Conference participants, including the GOSS, the U.S. Government and other international donors, agricultural research organizations, financial institutions, and multinational agribusinesses, will initiate development of an 18-month action plan to help subsistence farmers increase production and sell their surplus in local markets. For the longer-term, the conference will focus on establishing a five-year strategic plan for building a vibrant agricultural economy, including roads needed to transport items to markets.
"Agricultural development is a primary catalyst for future economic growth in southern Sudan. This conference will offer a unique opportunity for the Government of Southern Sudan and international partners to bring focus and momentum to a sector that will greatly benefit the Sudanese people," said U.S. Special Envoy to Sudan Jonathan S. Gration, Major General (Retired). General Gration praised "the exemplary vision and dedicated efforts of southern Sudan's recently departed Minister of Agriculture, Dr. Samson Kwaje." He added that "this Agricultural Conference would be dedicated to honoring the example and furthering the legacy of our dear friend and agricultural leader."

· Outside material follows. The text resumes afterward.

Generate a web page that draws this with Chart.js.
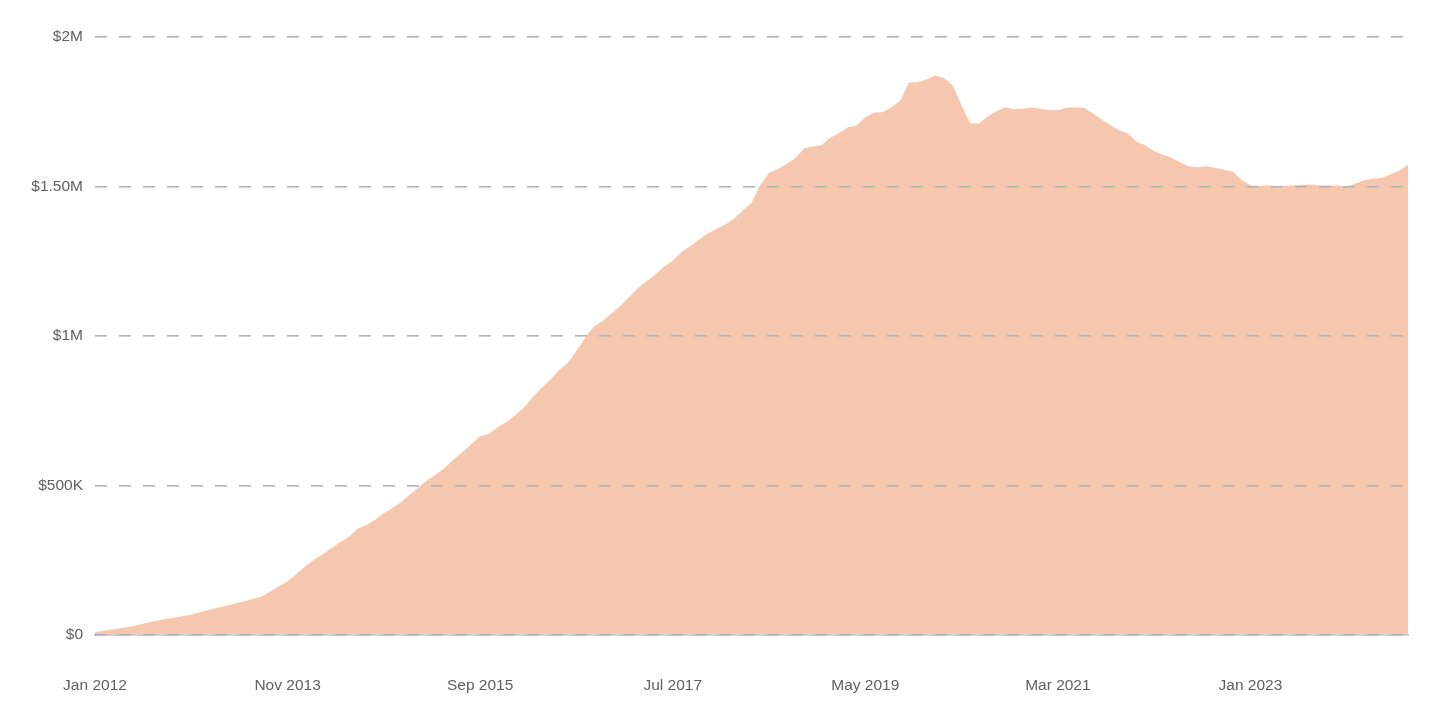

At the conference, USAID and the GOSS will launch an Agriculture Innovation Fund designed to finance public-private sector partnerships promoting new approaches to agricultural development in southern Sudan. USAID also plans to establish a United States-Southern Sudan Agriculture Advisory Council composed of agriculture experts from the two governments, and from universities in the United States and southern Sudan, to provide expert advice to the governments on the design and assessment of agriculture development programs in southern Sudan. USAID is also working to establish partnerships between Juba University, Catholic University of Sudan, John Garang University, and leading U.S. educational institutions.